Today, I'm attanding a workshop in Cologne organized by and about DataCite. DataCite is an organization that helps make scientific data citable, as the name says (for instance by registering DOIs for data). I was invited there to present the efforts in our lab to establish an infrastructure in which all our data is collected digitally, evaluated and then automatically published in a persistent, citable manner. You can see the slides I used in my presentation on slideshare. The gist was that we feel compelled to implement some of ths technology on our own, even though it occurs to us that they should be offered as a component of the standard scientific infrastructure offered by our institutions. To the end, we use the package Rfigshare for R to publish our data on FigShare at the same time the scientist is evaluating their data, on the fly, seamlessly, without any additional work by the researcher.

The ensuing panel discussion was quite lively and covered many relevant topics such as missing incentives for scientists to share their data, other historical baggage, technical issues such as version control or the differences between different fields of scholarship.

One really exciting new development is a recent linked data collaboration between DataCite and CrossRef. This collaboration provides persitent semantic identifiers, allowing machines to resolve the RDF metadata for any DOI, for example. Another very cool service is the Citation Formatter, go an try it.

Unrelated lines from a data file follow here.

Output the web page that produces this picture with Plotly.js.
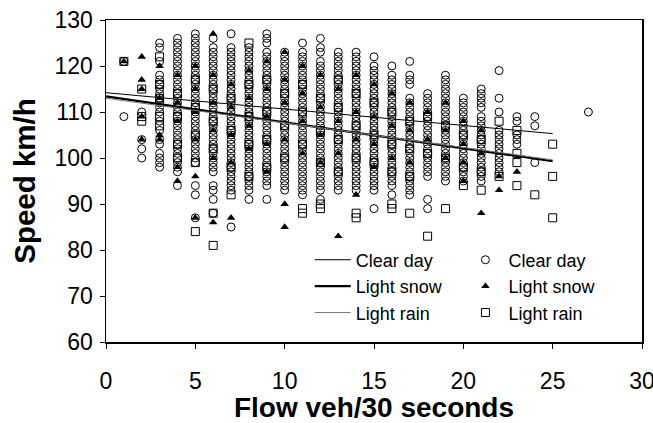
<!DOCTYPE html>
<html>
<head>
<meta charset="utf-8">
<script src="https://cdn.plot.ly/plotly-3.0.1.min.js"></script>
<style>html,body{margin:0;padding:0;background:#fff;}#chart{width:653px;height:423px;}</style>
</head>
<body>
<div id="chart"></div>
<script>
const clearFlow = [1,2,3,4,5,6,7,8,9,10,11,12,13,14,15,16,17,18,19,20,21,22,23,24,27];
const clearSpeed = [
  [121,109],
  [110,104,102,100],
  [125,124,121,118,117,116,115,114,113,112,111,110,108,106,104,103,101,100,99,98],
  [126,125,124,123,122,121,120,119,118,117,116,115,114,113,112,111,110,109,108,107,106,105,104,103,102,101,100,99,98,97,94],
  [127,126,125,124,123,122,121,120,119,118,117,116,115,114,113,112,111,110,109,108,107,106,105,104,103,102,101,100,99,94,92,87],
  [126,124,123,122,121,120,119,118,117,116,115,114,113,112,111,110,109,108,107,106,105,104,103,102,101,100,99,98,97,94,93,91,88],
  [127,124,123,122,121,120,119,118,117,116,115,114,113,112,111,110,109,108,107,106,105,104,103,102,101,100,99,98,97,96,95,94,93,85],
  [124,123,122,121,120,119,118,117,116,115,114,113,112,111,110,109,108,107,106,105,104,103,102,101,100,99,98,97,96,95,94,93,91],
  [127,126,125,123,122,121,120,119,118,117,116,115,114,113,112,111,110,109,108,107,106,105,104,103,102,101,100,99,98,97,96,95,94,91],
  [123,122,121,120,119,118,117,116,115,114,113,112,111,110,109,108,107,106,105,104,103,102,101,100,99,98,97,96,95,94,93],
  [125,123,122,121,120,119,118,117,116,115,114,113,112,111,110,109,108,107,106,105,104,103,102,101,100,99,98,97,96,95,94,93,92],
  [126,124,123,121,120,119,118,117,116,115,114,113,112,111,110,109,108,107,106,105,104,103,102,101,100,99,98,97,96,95,94,93,91],
  [123,122,121,120,119,118,117,116,115,114,113,112,111,110,109,108,107,106,105,104,103,102,101,100,99,98,97,96,95,94,93],
  [123,122,121,120,119,118,117,116,115,114,113,112,111,110,109,108,107,106,105,104,103,102,101,100,99,98,97,96,95,94,93],
  [122,120,119,118,117,116,115,114,113,112,111,110,109,108,107,106,105,104,103,102,101,100,99,98,97,96,95,94,93,89],
  [120,118,117,116,115,114,113,112,111,110,109,108,107,106,105,104,103,102,101,100,99,98,97,96,95,94,92],
  [121,118,117,116,113,112,111,110,109,108,107,106,105,104,103,102,101,100,99,98,97,96,95,94,93,92],
  [114,113,112,111,110,109,108,107,106,105,104,103,102,101,100,99,98,97,96,91,89],
  [118,117,116,115,114,113,112,111,110,109,108,107,106,105,104,103,102,101,100,99,98,97,96,95],
  [113,112,111,110,109,108,107,106,105,104,103,102,101,100,99,98,97,96,95],
  [115,114,113,112,111,109,108,107,106,105,104,103,102,101,100,99,98,97,96,95],
  [119,113,110,106,105,104,103,102,101,100,99,98,97],
  [109,108,105,104,103],
  [109,107,99],
  [110]
];

const snowFlow = [1,2,3,4,5,6,7,8,9,10,11,12,13,14,15,16,17,18,19,20,21,22,23];
const snowSpeed = [
  [121],
  [122,117,115,109,104],
  [120,113,105,104],
  [118,112,108,98,95],
  [120,115,110,104,96,87],
  [127,118,112,106,100,86],
  [116,111,105,99,87],
  [119,113,107,102],
  [121,115,109,103,97],
  [123,117,112,104,90,85],
  [120,114,108,101],
  [118,111,105,99],
  [115,108,101,83],
  [118,110,104,92],
  [116,109,103,98],
  [114,107,100],
  [112,106,99],
  [110,104],
  [112,106,100],
  [108,103,99,95],
  [106,101,88],
  [96,93],
  [97]
];

const rainFlow = [1,2,3,4,5,6,7,8,9,10,11,12,13,14,15,16,17,18,19,20,21,22,23,24,25];
const rainSpeed = [
  [121],
  [115,109,108],
  [122,116,113,109,107],
  [114,109,103,100],
  [117,111,105,99,84],
  [115,108,102,88,81],
  [113,106,98,92],
  [125,116,109,103,96],
  [117,110,104,98],
  [114,107,100],
  [116,110,103,89,88],
  [113,106,99,90,89],
  [117,111,104,97],
  [114,107,100,88,87],
  [112,105,99],
  [110,103,97,90,89],
  [108,102,96,88],
  [109,101,83],
  [107,100,89],
  [105,98,94],
  [104,97,93],
  [108,96],
  [106,101,99,94],
  [92],
  [103,96,87]
];

// Fitted trend lines (end points)
const fitFlow = [0, 25];
const clearFit = [114.2, 105.3];
const snowFit = [113.4, 99.3];
const rainFit = [113.0, 99.6];

const seriesNames = ['Clear day', 'Light snow', 'Light rain'];
const xTicks = [0, 5, 10, 15, 20, 25, 30];
const yTicks = [60, 70, 80, 90, 100, 110, 120, 130];

function flatten(flows, lists) {
  const x = [], y = [];
  flows.forEach((f, i) => lists[i].forEach(v => { x.push(f); y.push(v); }));
  return {x, y};
}

const c = flatten(clearFlow, clearSpeed);
const s = flatten(snowFlow, snowSpeed);
const r = flatten(rainFlow, rainSpeed);

const FONT = 'Liberation Sans, Arial, Helvetica, sans-serif';

const traces = [
  {x: c.x, y: c.y, type: 'scatter', mode: 'markers', name: seriesNames[0], legend: 'legend2', legendrank: 1,
   marker: {symbol: 'circle-open', size: 8, color: '#000', line: {width: 1, color: '#000'}}},
  {x: r.x, y: r.y, type: 'scatter', mode: 'markers', name: seriesNames[2], legend: 'legend2', legendrank: 3,
   marker: {symbol: 'square-open', size: 8, color: '#000', line: {width: 1, color: '#000'}}},
  {x: s.x, y: s.y, type: 'scatter', mode: 'markers', name: seriesNames[1], legend: 'legend2', legendrank: 2,
   marker: {symbol: 'triangle-up', size: 7.5, color: '#000', line: {width: 0}}},
  {x: fitFlow, y: clearFit, type: 'scatter', mode: 'lines', name: seriesNames[0], legend: 'legend', legendrank: 1,
   line: {color: '#000', width: 1}},
  {x: fitFlow, y: snowFit, type: 'scatter', mode: 'lines', name: seriesNames[1], legend: 'legend', legendrank: 2,
   line: {color: '#000', width: 2.2}},
  {x: fitFlow, y: rainFit, type: 'scatter', mode: 'lines', name: seriesNames[2], legend: 'legend', legendrank: 3,
   line: {color: '#777', width: 1}}
];

const legendCommon = {
  xanchor: 'left', yanchor: 'top', bgcolor: 'rgba(0,0,0,0)', borderwidth: 0, itemwidth: 36,
  font: {family: FONT, size: 18, color: '#000'}, tracegroupgap: 0, traceorder: 'normal'
};

const axisCommon = {
  showgrid: false, zeroline: false, showline: true, mirror: true, linecolor: '#000', linewidth: 1.5,
  ticks: 'outside', ticklen: 5, tickwidth: 1, tickcolor: '#000', ticklabeloverflow: 'allow',
  tickfont: {family: FONT, size: 23, color: '#000'}
};

const layout = {
  width: 653, height: 423,
  margin: {l: 106, r: 11, t: 20, b: 81},
  paper_bgcolor: '#fff', plot_bgcolor: '#fff',
  showlegend: true,
  xaxis: Object.assign({}, axisCommon, {
    range: [0, 30], tickvals: xTicks, ticktext: xTicks.map(String), ticklabelstandoff: 13,
    title: {text: 'Flow veh/30 seconds', font: {family: FONT, size: 28, color: '#000', weight: 'bold'}, standoff: 1}
  }),
  yaxis: Object.assign({}, axisCommon, {
    range: [60, 130], tickvals: yTicks, ticktext: yTicks.map(String), ticklabelstandoff: 2,
    title: {text: 'Speed km/h', font: {family: FONT, size: 29.5, color: '#000', weight: 'bold'}, standoff: 10}
  }),
  legend: Object.assign({}, legendCommon, {x: 0.38, y: 0.312}),
  legend2: Object.assign({}, legendCommon, {x: 0.665, y: 0.312})
};

Plotly.newPlot('chart', traces, layout, {displayModeBar: false, staticPlot: true});
</script>
</body>
</html>
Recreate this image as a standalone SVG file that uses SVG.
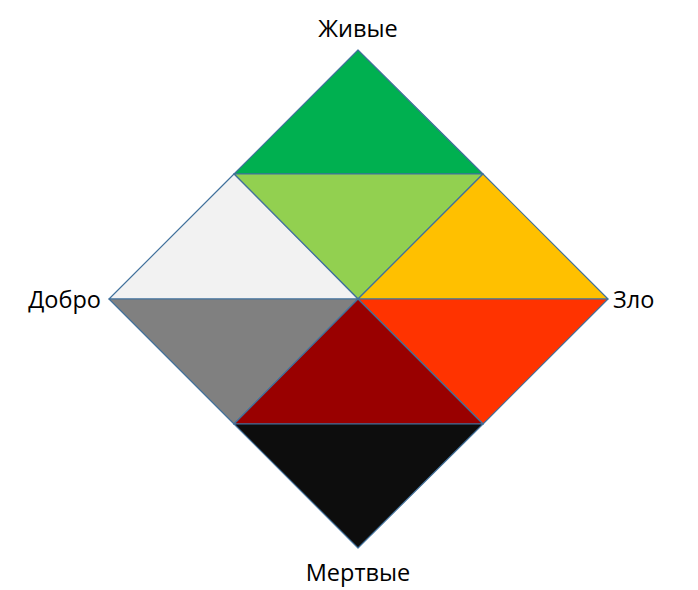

These developments in content negotiation may seem trivial and these services puny, but the possibilities that these developments offer are quite staggering. A pervasive use of this technology for all scientific literature, data and software would allow us to semantically connect all of science in a machine-readable way. Fantastic!

We now even have data-level metrics. For instance, at, they track not only how often a dataset was cited, but also how often the associated DOI was resolved, allowing to indirectly track data usage. On this site you can see, for instance, that in September 2012, the service that we use to deposit our data, FigShare, has generated by far the most successful resolutions (at least that's how I read it).